§ Exercise directions
Pictures aside, quote the whole listing exactly.

§ Data lines
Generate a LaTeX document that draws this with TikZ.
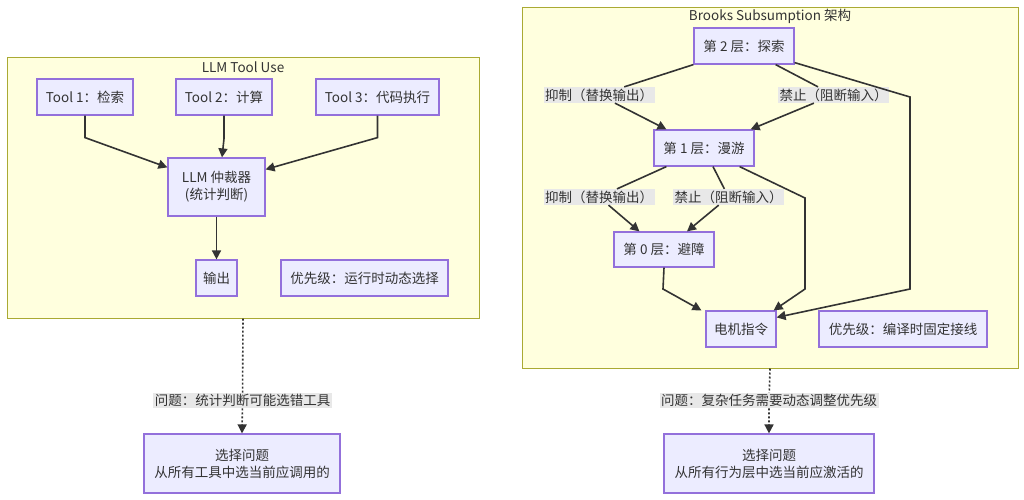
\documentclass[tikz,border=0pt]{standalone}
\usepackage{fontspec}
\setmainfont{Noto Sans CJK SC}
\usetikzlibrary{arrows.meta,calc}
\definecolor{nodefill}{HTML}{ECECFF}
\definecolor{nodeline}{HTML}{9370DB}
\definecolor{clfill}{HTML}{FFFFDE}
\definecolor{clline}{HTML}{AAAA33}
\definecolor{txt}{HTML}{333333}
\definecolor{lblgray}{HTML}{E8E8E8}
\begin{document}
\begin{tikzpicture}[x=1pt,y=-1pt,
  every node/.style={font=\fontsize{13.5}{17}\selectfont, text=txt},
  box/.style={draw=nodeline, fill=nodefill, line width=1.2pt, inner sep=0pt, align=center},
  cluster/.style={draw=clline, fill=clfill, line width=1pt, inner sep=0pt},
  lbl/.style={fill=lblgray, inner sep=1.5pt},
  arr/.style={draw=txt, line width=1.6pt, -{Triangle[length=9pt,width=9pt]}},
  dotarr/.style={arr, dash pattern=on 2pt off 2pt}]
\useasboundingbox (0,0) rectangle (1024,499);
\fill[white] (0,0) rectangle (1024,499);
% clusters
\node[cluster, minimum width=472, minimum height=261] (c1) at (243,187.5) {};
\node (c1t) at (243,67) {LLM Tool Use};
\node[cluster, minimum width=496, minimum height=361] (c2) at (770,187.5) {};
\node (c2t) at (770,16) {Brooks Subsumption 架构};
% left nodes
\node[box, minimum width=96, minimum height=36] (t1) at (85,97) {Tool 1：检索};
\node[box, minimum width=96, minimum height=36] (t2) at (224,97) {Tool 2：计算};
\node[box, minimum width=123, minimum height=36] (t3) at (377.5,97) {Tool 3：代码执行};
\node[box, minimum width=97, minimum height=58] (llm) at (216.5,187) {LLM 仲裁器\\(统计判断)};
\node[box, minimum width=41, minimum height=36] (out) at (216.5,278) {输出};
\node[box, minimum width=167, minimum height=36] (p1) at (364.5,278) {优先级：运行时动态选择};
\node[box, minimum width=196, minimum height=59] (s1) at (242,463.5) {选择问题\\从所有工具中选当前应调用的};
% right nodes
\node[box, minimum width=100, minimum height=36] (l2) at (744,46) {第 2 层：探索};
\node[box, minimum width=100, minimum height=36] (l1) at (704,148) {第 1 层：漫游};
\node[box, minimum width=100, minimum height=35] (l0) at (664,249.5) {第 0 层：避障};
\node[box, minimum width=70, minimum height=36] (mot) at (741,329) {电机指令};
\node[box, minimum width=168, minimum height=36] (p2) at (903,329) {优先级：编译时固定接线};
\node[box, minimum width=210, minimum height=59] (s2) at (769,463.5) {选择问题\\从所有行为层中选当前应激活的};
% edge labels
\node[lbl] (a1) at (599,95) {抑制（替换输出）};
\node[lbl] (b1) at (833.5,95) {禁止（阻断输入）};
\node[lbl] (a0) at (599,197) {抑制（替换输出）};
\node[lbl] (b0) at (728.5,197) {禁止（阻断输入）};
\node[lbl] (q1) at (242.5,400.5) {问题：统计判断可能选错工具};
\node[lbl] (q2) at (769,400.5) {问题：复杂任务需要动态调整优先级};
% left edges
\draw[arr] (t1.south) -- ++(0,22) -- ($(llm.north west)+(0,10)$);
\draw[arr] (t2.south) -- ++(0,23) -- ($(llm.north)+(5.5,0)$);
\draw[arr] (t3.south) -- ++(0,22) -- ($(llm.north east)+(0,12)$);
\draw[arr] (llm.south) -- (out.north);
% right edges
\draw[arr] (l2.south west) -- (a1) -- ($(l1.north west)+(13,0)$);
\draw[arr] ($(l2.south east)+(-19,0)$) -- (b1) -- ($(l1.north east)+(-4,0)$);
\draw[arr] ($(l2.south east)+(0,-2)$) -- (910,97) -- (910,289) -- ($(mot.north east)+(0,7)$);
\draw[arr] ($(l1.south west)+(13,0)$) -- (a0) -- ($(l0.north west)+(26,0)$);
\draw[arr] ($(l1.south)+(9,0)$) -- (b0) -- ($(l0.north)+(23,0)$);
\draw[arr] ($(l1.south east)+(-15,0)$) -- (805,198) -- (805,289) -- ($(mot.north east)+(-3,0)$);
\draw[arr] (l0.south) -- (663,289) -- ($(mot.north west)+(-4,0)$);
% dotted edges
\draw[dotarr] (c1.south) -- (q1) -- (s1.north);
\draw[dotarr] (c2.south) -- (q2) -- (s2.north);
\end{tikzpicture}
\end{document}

§ Response to the task
Generate a LaTeX document that draws this with TikZ.
\documentclass[tikz,border=0pt]{standalone}
\usepackage{fontspec}
\setmainfont{Noto Sans CJK SC}
\usetikzlibrary{arrows.meta,calc}
\definecolor{nodefill}{HTML}{ECECFF}
\definecolor{nodeline}{HTML}{9370DB}
\definecolor{clfill}{HTML}{FFFFDE}
\definecolor{clline}{HTML}{AAAA33}
\definecolor{txt}{HTML}{333333}
\definecolor{lblgray}{HTML}{E8E8E8}
\begin{document}
\begin{tikzpicture}[x=1pt,y=-1pt,
  every node/.style={font=\fontsize{13.5}{17}\selectfont, text=txt},
  box/.style={draw=nodeline, fill=nodefill, line width=1.2pt, inner sep=0pt, align=center},
  cluster/.style={draw=clline, fill=clfill, line width=1pt, inner sep=0pt},
  lbl/.style={fill=lblgray, inner sep=1.5pt},
  arr/.style={draw=txt, line width=1.6pt, -{Triangle[length=9pt,width=9pt]}},
  dotarr/.style={arr, dash pattern=on 2pt off 2pt}]
\useasboundingbox (0,0) rectangle (1024,499);
\fill[white] (0,0) rectangle (1024,499);
% clusters
\node[cluster, minimum width=472, minimum height=261] (c1) at (243,187.5) {};
\node (c1t) at (243,67) {LLM Tool Use};
\node[cluster, minimum width=496, minimum height=361] (c2) at (770,187.5) {};
\node (c2t) at (770,16) {Brooks Subsumption 架构};
% left nodes
\node[box, minimum width=96, minimum height=36] (t1) at (85,97) {Tool 1：检索};
\node[box, minimum width=96, minimum height=36] (t2) at (224,97) {Tool 2：计算};
\node[box, minimum width=123, minimum height=36] (t3) at (377.5,97) {Tool 3：代码执行};
\node[box, minimum width=97, minimum height=58] (llm) at (216.5,187) {LLM 仲裁器\\(统计判断)};
\node[box, minimum width=41, minimum height=36] (out) at (216.5,278) {输出};
\node[box, minimum width=167, minimum height=36] (p1) at (364.5,278) {优先级：运行时动态选择};
\node[box, minimum width=196, minimum height=59] (s1) at (242,463.5) {选择问题\\从所有工具中选当前应调用的};
% right nodes
\node[box, minimum width=100, minimum height=36] (l2) at (744,46) {第 2 层：探索};
\node[box, minimum width=100, minimum height=36] (l1) at (704,148) {第 1 层：漫游};
\node[box, minimum width=100, minimum height=35] (l0) at (664,249.5) {第 0 层：避障};
\node[box, minimum width=70, minimum height=36] (mot) at (741,329) {电机指令};
\node[box, minimum width=168, minimum height=36] (p2) at (903,329) {优先级：编译时固定接线};
\node[box, minimum width=210, minimum height=59] (s2) at (769,463.5) {选择问题\\从所有行为层中选当前应激活的};
% edge labels
\node[lbl] (a1) at (599,95) {抑制（替换输出）};
\node[lbl] (b1) at (833.5,95) {禁止（阻断输入）};
\node[lbl] (a0) at (599,197) {抑制（替换输出）};
\node[lbl] (b0) at (728.5,197) {禁止（阻断输入）};
\node[lbl] (q1) at (242.5,400.5) {问题：统计判断可能选错工具};
\node[lbl] (q2) at (769,400.5) {问题：复杂任务需要动态调整优先级};
% left edges
\draw[arr] (t1.south) -- ++(0,22) -- ($(llm.north west)+(0,10)$);
\draw[arr] (t2.south) -- ++(0,23) -- ($(llm.north)+(5.5,0)$);
\draw[arr] (t3.south) -- ++(0,22) -- ($(llm.north east)+(0,12)$);
\draw[arr] (llm.south) -- (out.north);
% right edges
\draw[arr] (l2.south west) -- (a1) -- ($(l1.north west)+(13,0)$);
\draw[arr] ($(l2.south east)+(-19,0)$) -- (b1) -- ($(l1.north east)+(-4,0)$);
\draw[arr] ($(l2.south east)+(0,-2)$) -- (910,97) -- (910,289) -- ($(mot.north east)+(0,7)$);
\draw[arr] ($(l1.south west)+(13,0)$) -- (a0) -- ($(l0.north west)+(26,0)$);
\draw[arr] ($(l1.south)+(9,0)$) -- (b0) -- ($(l0.north)+(23,0)$);
\draw[arr] ($(l1.south east)+(-15,0)$) -- (805,198) -- (805,289) -- ($(mot.north east)+(-3,0)$);
\draw[arr] (l0.south) -- (663,289) -- ($(mot.north west)+(-4,0)$);
% dotted edges
\draw[dotarr] (c1.south) -- (q1) -- (s1.north);
\draw[dotarr] (c2.south) -- (q2) -- (s2.north);
\end{tikzpicture}
\end{document}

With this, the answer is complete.